Day 5: I am Miss Fitness 2010. Today, amidst the falling snow and sleet, I took my happy ass to the gym and worked out among the exclusive dedicated hard bodies. As it turned out, I was the only one there with sleeves or cellulite but I didn't care, I was high on my newfound discipline. A page has been turned people.

Day 6: What do you do when a huge ice storm comes into your town and traps you in your home? Apparently, if you live in my house then you eat pizza ALL DAY long and start drinking at noon. Needless to say, I fell off the wagon and landed on a large cheese pizza. But guilt is a useless emotion so I refuse to feel guilty about it and will just come back tomorrow with renewed motivation.

Day 7: Drum roll please... I am sitting here 2 pounds lighter than I was when writing you last week! A small victory in this journey to uncover the potential that this body is capable of and ultimately the change that we are all capable of.

Weight Loss to date: 2 pounds! Stay tuned for more to come...

Tuesday, February 9, 2010

Keep the Change Campaign

Those that know me know that I love change. Self-improvement, awareness, these are a few of my favorite things. However, a funny thing has happened as I have gotten older. Those changes that used to bring excitement and possibility to me in my 20’s have recently brought on discomfort and the occasional case of Hives in my 30’s. What changed? I got into a routine, and inevitably traded growth and curiosity for comfort and safety. Now don’t get me wrong, routines are great and beneficial for a healthy, balanced life; but like many of us I began letting my routine define me while ultimately stealing my joy and personal fulfillment. In other words, I got stuck just going through the motions of my life.
And so, to save my own sanity, I am starting a movement (cue the Brave heart theme song).
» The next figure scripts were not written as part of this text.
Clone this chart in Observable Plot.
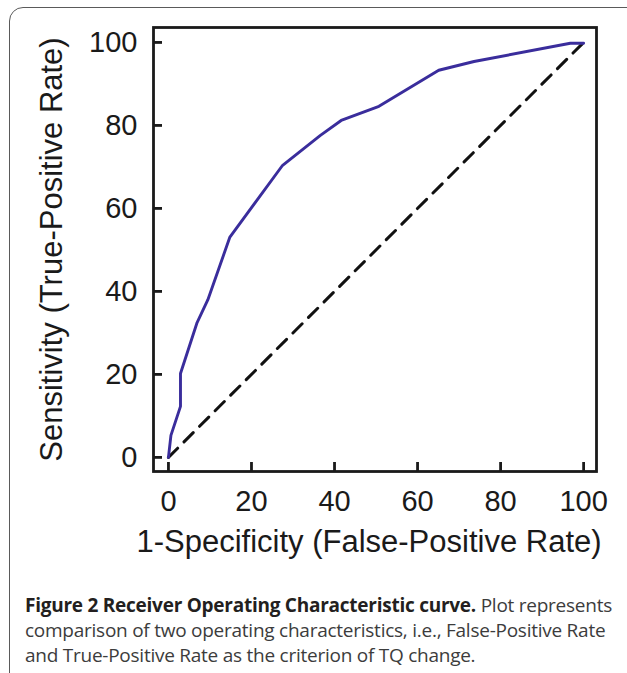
<!DOCTYPE html>
<html><head><meta charset="utf-8">
<script src="https://cdn.jsdelivr.net/npm/d3@7"></script>
<script src="https://cdn.jsdelivr.net/npm/@observablehq/plot@0.6"></script>
<style>
html,body{margin:0;padding:0;background:#fff;overflow:hidden;width:627px;height:673px;}
#wrap{position:relative;width:627px;height:673px;overflow:hidden;}
#border{position:absolute;left:9px;top:7px;width:700px;height:800px;border:1.5px solid #5a5a5a;border-radius:14px;box-sizing:border-box;}
#chart{position:absolute;left:0;top:0;}
#caption{position:absolute;left:25px;top:593px;font-family:"Open Sans",sans-serif;font-size:19px;line-height:25px;color:#3c3c3c;white-space:nowrap;letter-spacing:-0.25px;}
#caption b{color:#231f20;font-weight:700;}
</style></head>
<body>
<div id="wrap">
  <div id="border"></div>
  <div id="chart"></div>
  <div id="caption"><b>Figure 2 Receiver Operating Characteristic curve.</b> Plot represents<br>comparison of two operating characteristics, i.e., False-Positive Rate<br>and True-Positive Rate as the criterion of TQ change.</div>
</div>
<script>
// ROC curve values (percent)
const fpr = [0, 0.6, 2.9, 2.9, 6.9, 9.5, 14.8, 27.5, 36.6, 41.6, 50.7, 65.1, 73.6, 96.8, 100];
const tpr = [0, 5.3, 12.3, 20.2, 32.5, 38.0, 53.1, 70.4, 77.6, 81.2, 84.6, 93.3, 95.4, 99.8, 99.8];
// chance diagonal
const diagX = [0, 100];
const diagY = [0, 100];
// ticks and labels
const xTicks = [0, 20, 40, 60, 80, 100];
const yTicks = [0, 20, 40, 60, 80, 100];
const xLabel = "1-Specificity (False-Positive Rate)";
const yLabel = "Sensitivity (True-Positive Rate)";

const curve = fpr.map((x, i) => ({x, y: tpr[i]}));
const diag = diagX.map((x, i) => ({x, y: diagY[i]}));

const chart = Plot.plot({
  width: 627, height: 575,
  marginLeft: 153, marginRight: 31, marginTop: 27, marginBottom: 104,
  style: {fontFamily: "'Liberation Sans', Arial, sans-serif", fontSize: "29px", color: "#1a1a1a", background: "transparent"},
  x: {domain: [-3.6, 103.1]},
  y: {domain: [-3.4, 103.6]},
  marks: [
    Plot.line(diag, {x: "x", y: "y", stroke: "#111", strokeWidth: 3, strokeDasharray: "13,9"}),
    Plot.line(curve, {x: "x", y: "y", stroke: "#3a2d9c", strokeWidth: 2.9}),
    Plot.frame({stroke: "#1a1a1a", strokeWidth: 2.8}),
    Plot.axisX(xTicks, {tickSize: -9, tickPadding: 28, strokeWidth: 2.8, fontSize: 29, label: null}),
    Plot.axisY(yTicks, {tickSize: -9, tickPadding: 25, strokeWidth: 2.8, fontSize: 29, label: null}),
    Plot.text([xLabel], {text: d => d, frameAnchor: "bottom", textAnchor: "middle", dy: 80, dx: -6, fontSize: 31, fill: "#1a1a1a"}),
    Plot.text([yLabel], {text: d => d, frameAnchor: "left", textAnchor: "middle", dx: -101, rotate: -90, fontSize: 31, fill: "#1a1a1a"})
  ]
});
document.getElementById("chart").appendChild(chart);
</script>
</body></html>
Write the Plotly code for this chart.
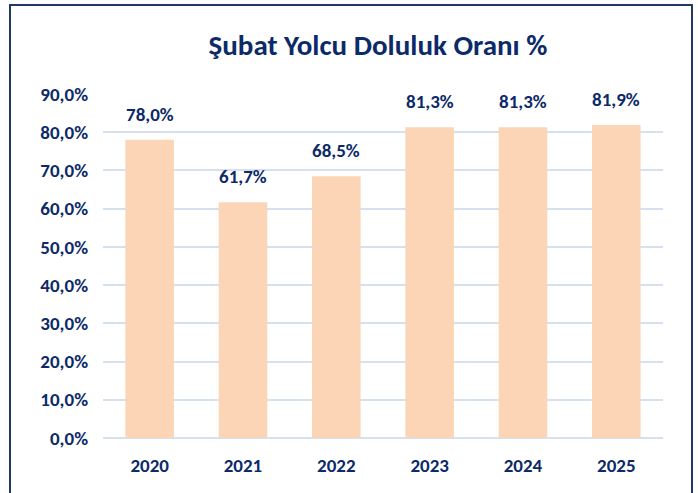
import plotly.graph_objects as go

years = ["2020", "2021", "2022", "2023", "2024", "2025"]
values = [78.0, 61.7, 68.5, 81.3, 81.3, 81.9]
y_ticks = [0, 10, 20, 30, 40, 50, 60, 70, 80, 90]

navy = "#0C2A68"
font_family = "Carlito, Lato, sans-serif"

def fmt(v):
    return f"{v:.1f}".replace(".", ",") + "%"

W, H = 698, 493
ml, mr, mt, mb = 103, 35, 94, 55
pw, ph = W - ml - mr, H - mt - mb

fig = go.Figure()
fig.add_trace(go.Bar(
    x=years, y=values,
    marker=dict(color="#FBD5B5", line=dict(width=0)),
    width=0.52,
    hoverinfo="skip",
))

# annotations on a category axis are positioned by category index
for i, v in enumerate(values):
    fig.add_annotation(x=i, y=v, xref="x", yref="y", text="<b>" + fmt(v) + "</b>",
                       showarrow=False, yanchor="bottom", yshift=12,
                       font=dict(family=font_family, size=19, color=navy))

def px_x(p):
    return (p - ml) / pw

def px_y(p):
    return (H - mb - p) / ph

fig.add_shape(type="rect", xref="paper", yref="paper",
              x0=px_x(10), x1=px_x(692), y0=px_y(510), y1=px_y(5),
              line=dict(color="#1F3864", width=2), fillcolor="rgba(0,0,0,0)",
              layer="above")

fig.update_layout(
    width=W, height=H,
    margin=dict(l=ml, r=mr, t=mt, b=mb),
    paper_bgcolor="white", plot_bgcolor="white",
    showlegend=False,
    title=dict(text="<b>Şubat Yolcu Doluluk Oranı %</b>", x=378 / W, xanchor="center",
               y=1 - 45 / H, yanchor="middle",
               font=dict(family=font_family, size=29, color=navy)),
    xaxis=dict(type="category", categoryorder="array", categoryarray=years,
               range=[-0.5, len(years) - 0.5],
               showgrid=False, showline=False, ticks="",
               tickvals=years, ticktext=["<b>" + y + "</b>" for y in years],
               tickfont=dict(family=font_family, size=19, color=navy),
               ticklabelstandoff=14, automargin=False),
    yaxis=dict(range=[0, 90], tickvals=y_ticks,
               ticktext=["<b>" + fmt(t) + "</b>" for t in y_ticks],
               showgrid=True, gridcolor="#D6E1F0", gridwidth=2,
               zeroline=True, zerolinecolor="#D6E1F0", zerolinewidth=2,
               tickfont=dict(family=font_family, size=19, color=navy),
               ticklabelstandoff=14, automargin=False),
)

fig.write_html(
    "out.html",
    config={"displayModeBar": False},
    post_script="document.body.style.margin='0';document.body.style.overflow='hidden';"
                "document.documentElement.style.overflow='hidden';",
)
A campaign if you will, called “You-Can-Change-Anything-In-60-Days” or “Keep the Change” for short. Too many times we hear the words, “That’s just the way I am” or “That is what I have been doing forever” but I refuse to accept that. We are all capable of change, no matter what age or situation we have been dealt. Unhealthy and overweight? Change your body. Pessimistic and Jaded? Change your mind. In Debt up to your eyeballs? Change your finances. It all starts with a plan and a little faith in yourself.
For me personally, I am going to start with running. As simple as it may seem, for years I have convinced myself that I cannot run; that I am not nor will I ever be a Runner. I have watched, envious of those people who run with the grace of a Giselle or the marathoners with their easy gait and lean bodies, as I clumsily stomped the pavement cursing every step of the way. But I am determined to change my attitude about Running while ultimately changing my mind about, well, change.

I will document it every step of the way for your enjoyment, inspiration, and my accountability. I will be completely honest with my stats, achievements, and shortcomings so as to make this process as authentic as possible. The start date is today, January 25, 2010 and will make my end date March 25, 2010. Will I be able achieve my total goal in 60 days? Maybe not. But the point is to establish a routine/lifestyle that will support my ultimate long term goal of being fit and proud of the skin I'm in. I will post new updates everyweek documenting the previous week and recording stats.
If you are reading this, please join me and make your own change and let me know about it. If you are unsure as to what you want to change or how to do it, write me and maybe I can help you find your way to a better you. As much as I love to talk about myself, this is supposed to be a movement so it would suffice to say that it should be more than just me. I will be happy to write in updates on your progress so we can all celebrate that changes we are capable of!

So let's huddle together, and 1..2..3...Go TEAM!!